Despite the progress being made in recent years, the food and drinks industry in the United Kingdom (U.K.) is still using a significant number of low-energy efficiency processes based on fossil fuel sources of energy, which produces high levels of CO₂ emissions. The U.K.’s food and drink sector was responsible for 165 million tons of carbon emissions in 2019. This equates to about 17% of the U.K.’s carbon footprint. The application of OH in the food industry is a very energy-efficient method of converting electrical energy into heat energy for heating foods from a 50 Hz voltage supply [1]. OH involves the passing of electric current through food products, heat is generated within the food substance and dissipated directly in the medium with very high efficiency (typically > 90%) by the Joule effect [2,3,4,5]. In contrast, other conventional heating methods such as radiation, convection, and conduction are time-consuming and have significantly (about 50%) lower energy efficiency [6,7].

In OH, the food material—which can be in the form of a homogenous mixture or heterogenous mixture with particulates—acts as a resistor in an ohmic heating process and directly converts electrical energy to thermal energy with short heating times [8]. The presence of free ions and water molecules within the food substance creates resistance to their movement and increases their kinetic energy, thereby heat is volumetrically produced within the food substance due to the ionic motion [9,10].

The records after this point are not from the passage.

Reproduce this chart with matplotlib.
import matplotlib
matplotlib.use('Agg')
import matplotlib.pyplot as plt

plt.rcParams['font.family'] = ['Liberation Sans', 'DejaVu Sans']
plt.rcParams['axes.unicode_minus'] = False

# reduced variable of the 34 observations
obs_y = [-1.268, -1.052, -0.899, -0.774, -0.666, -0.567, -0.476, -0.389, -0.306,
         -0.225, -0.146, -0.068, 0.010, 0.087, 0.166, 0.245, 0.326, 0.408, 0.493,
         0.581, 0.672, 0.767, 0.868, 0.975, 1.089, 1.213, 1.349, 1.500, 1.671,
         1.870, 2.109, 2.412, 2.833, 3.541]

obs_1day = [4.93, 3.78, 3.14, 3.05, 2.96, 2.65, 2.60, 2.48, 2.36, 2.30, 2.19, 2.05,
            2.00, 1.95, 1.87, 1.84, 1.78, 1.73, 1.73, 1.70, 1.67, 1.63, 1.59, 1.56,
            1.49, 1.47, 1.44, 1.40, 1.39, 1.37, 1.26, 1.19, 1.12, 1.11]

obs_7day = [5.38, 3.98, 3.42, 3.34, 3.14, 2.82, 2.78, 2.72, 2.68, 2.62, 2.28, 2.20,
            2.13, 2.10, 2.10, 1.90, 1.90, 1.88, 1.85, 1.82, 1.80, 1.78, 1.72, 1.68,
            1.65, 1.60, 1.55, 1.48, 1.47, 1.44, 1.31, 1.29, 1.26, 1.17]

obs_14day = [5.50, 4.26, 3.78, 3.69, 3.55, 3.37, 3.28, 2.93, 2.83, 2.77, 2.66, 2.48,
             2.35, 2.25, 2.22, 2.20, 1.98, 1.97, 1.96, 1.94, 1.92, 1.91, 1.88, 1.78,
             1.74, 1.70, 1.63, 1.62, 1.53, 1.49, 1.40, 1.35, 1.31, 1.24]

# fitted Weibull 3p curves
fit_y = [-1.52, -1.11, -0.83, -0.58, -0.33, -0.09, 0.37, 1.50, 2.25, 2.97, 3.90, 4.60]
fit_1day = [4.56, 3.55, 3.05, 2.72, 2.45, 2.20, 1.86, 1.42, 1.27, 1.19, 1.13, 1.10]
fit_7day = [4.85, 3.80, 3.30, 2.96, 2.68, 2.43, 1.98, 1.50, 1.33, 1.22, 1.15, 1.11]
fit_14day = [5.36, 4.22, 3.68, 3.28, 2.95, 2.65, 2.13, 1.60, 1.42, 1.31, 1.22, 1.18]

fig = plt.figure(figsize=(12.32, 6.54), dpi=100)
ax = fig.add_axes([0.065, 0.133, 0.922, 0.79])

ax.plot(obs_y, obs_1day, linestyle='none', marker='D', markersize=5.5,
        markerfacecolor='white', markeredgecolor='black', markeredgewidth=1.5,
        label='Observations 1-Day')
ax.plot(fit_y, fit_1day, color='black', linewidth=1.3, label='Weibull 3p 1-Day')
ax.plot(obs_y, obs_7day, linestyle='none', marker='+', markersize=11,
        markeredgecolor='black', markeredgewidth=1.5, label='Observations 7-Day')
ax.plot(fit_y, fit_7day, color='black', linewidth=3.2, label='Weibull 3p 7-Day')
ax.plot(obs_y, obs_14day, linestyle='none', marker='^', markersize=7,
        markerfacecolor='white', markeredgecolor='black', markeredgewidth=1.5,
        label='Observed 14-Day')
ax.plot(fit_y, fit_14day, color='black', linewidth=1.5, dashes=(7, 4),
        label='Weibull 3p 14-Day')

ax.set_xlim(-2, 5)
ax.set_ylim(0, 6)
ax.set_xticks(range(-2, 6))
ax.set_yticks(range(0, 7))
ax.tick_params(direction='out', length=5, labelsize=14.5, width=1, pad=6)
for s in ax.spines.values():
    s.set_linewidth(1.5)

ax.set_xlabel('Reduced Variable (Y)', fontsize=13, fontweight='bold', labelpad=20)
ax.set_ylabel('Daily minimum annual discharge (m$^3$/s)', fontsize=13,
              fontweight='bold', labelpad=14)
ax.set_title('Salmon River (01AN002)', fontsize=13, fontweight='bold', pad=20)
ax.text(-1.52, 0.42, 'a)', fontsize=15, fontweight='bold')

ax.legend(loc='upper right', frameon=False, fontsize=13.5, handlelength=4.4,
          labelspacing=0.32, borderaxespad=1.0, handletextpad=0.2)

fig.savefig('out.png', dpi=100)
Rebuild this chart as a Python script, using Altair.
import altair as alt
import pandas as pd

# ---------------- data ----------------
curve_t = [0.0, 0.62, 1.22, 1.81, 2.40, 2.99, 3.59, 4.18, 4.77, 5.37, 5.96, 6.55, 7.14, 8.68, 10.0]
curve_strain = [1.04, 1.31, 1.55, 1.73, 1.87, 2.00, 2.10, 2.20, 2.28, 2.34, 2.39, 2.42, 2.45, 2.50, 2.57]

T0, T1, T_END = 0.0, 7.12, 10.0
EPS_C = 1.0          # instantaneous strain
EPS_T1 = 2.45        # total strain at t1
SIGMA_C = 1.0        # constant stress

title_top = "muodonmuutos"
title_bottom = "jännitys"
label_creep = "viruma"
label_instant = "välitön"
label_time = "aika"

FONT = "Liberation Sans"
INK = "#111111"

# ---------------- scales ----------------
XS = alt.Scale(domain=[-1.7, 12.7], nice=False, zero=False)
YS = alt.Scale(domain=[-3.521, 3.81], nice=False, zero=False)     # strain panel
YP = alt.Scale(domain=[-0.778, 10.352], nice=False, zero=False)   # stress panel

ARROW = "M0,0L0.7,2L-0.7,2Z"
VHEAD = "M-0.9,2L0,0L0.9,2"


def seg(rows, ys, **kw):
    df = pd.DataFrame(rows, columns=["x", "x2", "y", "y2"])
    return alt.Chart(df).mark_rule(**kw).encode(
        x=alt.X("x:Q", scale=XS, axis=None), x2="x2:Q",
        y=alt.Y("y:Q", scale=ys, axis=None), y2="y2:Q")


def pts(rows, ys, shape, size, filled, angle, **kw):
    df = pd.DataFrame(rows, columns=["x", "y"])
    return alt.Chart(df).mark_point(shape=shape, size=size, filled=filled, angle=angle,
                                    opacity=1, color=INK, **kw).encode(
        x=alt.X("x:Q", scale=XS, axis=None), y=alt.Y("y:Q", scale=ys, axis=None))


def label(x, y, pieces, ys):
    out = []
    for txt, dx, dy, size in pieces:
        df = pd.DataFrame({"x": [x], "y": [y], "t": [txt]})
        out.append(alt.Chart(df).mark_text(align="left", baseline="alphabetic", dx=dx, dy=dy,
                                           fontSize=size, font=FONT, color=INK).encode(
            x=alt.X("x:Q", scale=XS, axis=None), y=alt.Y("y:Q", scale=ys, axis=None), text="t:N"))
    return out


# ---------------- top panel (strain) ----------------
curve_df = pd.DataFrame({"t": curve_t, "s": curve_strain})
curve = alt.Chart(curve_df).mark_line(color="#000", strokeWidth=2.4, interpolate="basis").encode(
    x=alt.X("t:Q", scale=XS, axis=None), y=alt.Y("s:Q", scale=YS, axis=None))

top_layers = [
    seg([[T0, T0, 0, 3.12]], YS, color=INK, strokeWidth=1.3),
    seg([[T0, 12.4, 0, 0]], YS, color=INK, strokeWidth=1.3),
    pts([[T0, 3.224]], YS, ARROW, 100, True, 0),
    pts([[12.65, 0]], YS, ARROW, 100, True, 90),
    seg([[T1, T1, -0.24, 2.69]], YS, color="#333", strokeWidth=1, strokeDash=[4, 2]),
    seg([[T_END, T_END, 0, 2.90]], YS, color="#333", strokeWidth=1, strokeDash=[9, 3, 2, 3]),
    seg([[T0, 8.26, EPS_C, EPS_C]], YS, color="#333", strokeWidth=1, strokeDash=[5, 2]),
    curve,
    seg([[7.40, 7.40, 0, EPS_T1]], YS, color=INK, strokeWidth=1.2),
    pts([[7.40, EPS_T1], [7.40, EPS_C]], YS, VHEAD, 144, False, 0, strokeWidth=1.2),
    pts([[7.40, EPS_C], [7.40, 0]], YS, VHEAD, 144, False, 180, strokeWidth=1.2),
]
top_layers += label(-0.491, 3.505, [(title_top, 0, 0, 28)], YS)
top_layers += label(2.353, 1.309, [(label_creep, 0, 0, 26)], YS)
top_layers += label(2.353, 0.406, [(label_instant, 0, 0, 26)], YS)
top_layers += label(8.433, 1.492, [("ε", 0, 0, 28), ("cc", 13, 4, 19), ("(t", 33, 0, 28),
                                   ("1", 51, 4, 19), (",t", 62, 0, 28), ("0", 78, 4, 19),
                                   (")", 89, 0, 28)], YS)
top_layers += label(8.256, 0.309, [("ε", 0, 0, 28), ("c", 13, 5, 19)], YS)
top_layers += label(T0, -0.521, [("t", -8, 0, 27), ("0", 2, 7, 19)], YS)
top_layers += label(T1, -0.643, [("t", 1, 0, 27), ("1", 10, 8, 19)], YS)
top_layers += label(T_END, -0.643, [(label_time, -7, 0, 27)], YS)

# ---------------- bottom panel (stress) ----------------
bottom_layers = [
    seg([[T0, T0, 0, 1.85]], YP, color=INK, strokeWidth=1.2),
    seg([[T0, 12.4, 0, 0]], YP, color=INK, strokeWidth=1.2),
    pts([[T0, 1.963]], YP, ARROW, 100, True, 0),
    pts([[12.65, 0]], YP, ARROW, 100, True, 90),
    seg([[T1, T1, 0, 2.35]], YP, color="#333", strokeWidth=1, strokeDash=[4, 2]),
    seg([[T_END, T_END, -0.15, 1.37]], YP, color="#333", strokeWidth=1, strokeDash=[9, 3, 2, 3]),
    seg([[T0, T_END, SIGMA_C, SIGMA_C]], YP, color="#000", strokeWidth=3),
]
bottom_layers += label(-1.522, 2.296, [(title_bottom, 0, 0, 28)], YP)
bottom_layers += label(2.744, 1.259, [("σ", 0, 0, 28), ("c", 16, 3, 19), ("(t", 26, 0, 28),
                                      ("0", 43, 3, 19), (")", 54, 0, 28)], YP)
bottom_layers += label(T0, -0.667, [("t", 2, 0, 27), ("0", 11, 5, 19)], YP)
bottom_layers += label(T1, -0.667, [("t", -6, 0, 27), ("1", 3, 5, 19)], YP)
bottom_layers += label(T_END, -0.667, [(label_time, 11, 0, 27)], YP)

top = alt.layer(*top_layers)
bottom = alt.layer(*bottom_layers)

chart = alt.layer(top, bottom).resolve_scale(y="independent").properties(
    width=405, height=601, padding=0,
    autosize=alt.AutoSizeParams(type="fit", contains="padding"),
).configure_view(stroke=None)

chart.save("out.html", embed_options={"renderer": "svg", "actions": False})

The advantages of OH in food processing include faster heating times compared with those of other conventional heating methods [11,12], unlimited heating depth of foods unlike microwave heating or other conventional methods [13], and volumetric heating [5]. Some applications of OH in food processing include cooking [14,15], preheating [16], extraction [5,17], blanching [18], sterilization [19], and pasteurization [20,21].

In designing the ohmic heater structure, several researchers have proposed different physical structures for the OH system, but a fundamental design structure of the OH systems is such that two or more electrodes are used to pass current through the food substance [22]. The ohmic heater can be designed as a containing vessel (batch) or a continuous flow system depending on the location and position of the electrodes [23]. In the batch OH system, the food product is in a heating chamber where the electrodes are in constant contact with the food product throughout heating, unlike a continuous flow ohmic heater (CFOH), where food product flows from an infeed reservoir tank through a heating chamber with electrodes and the heated food product is collected in an outfeed tank. Some of the published design configurations are batch ohmic heaters with two rectangular electrodes [24,25], cylindrical batch ohmic heaters with electrodes at the closed ends [26,27], continuous flow heaters with variable electrode positions [23], and continuous flow heaters with parallel spaced electrodes [28].

Some authors have presented their work on the energy consumption efficiency of ohmic heating of liquid food products in a batch system [4,5,29]. However, there is a gap in the current literature for energy consumption analysis of the CFOH. This paper is therefore focused on the energy consumption analysis of the CFOH and the energy consumption when different advanced process control techniques are applied to the CFOH. In summary, the following work has been conducted in this paper to address the gaps in the literature:

• Energy consumption analysis of a CFOH.
• Energy consumption analysis using a range of control techniques:

  ○

  Proportional, integral, and derivative (PID) control.

  ○

  Model predictive control (MPC).

  ○

  Adaptive model predictive control (AMPC).

2. Materials and Methods

2.1. Materials

The food products used were orange juice of the ‘Country Range’ brand purchased at a local supermarket and prepared saline solution of known electrical conductivity using table salt. The initial temperature of the refrigerated orange juice was between 9 and 10 °C and the prepared saline solution was between 18 and 20 °C. The initial electrical conductivity of the orange juice at start-up and the initial product temperature were measured using an Aprea PC60 Premium Multiparameter.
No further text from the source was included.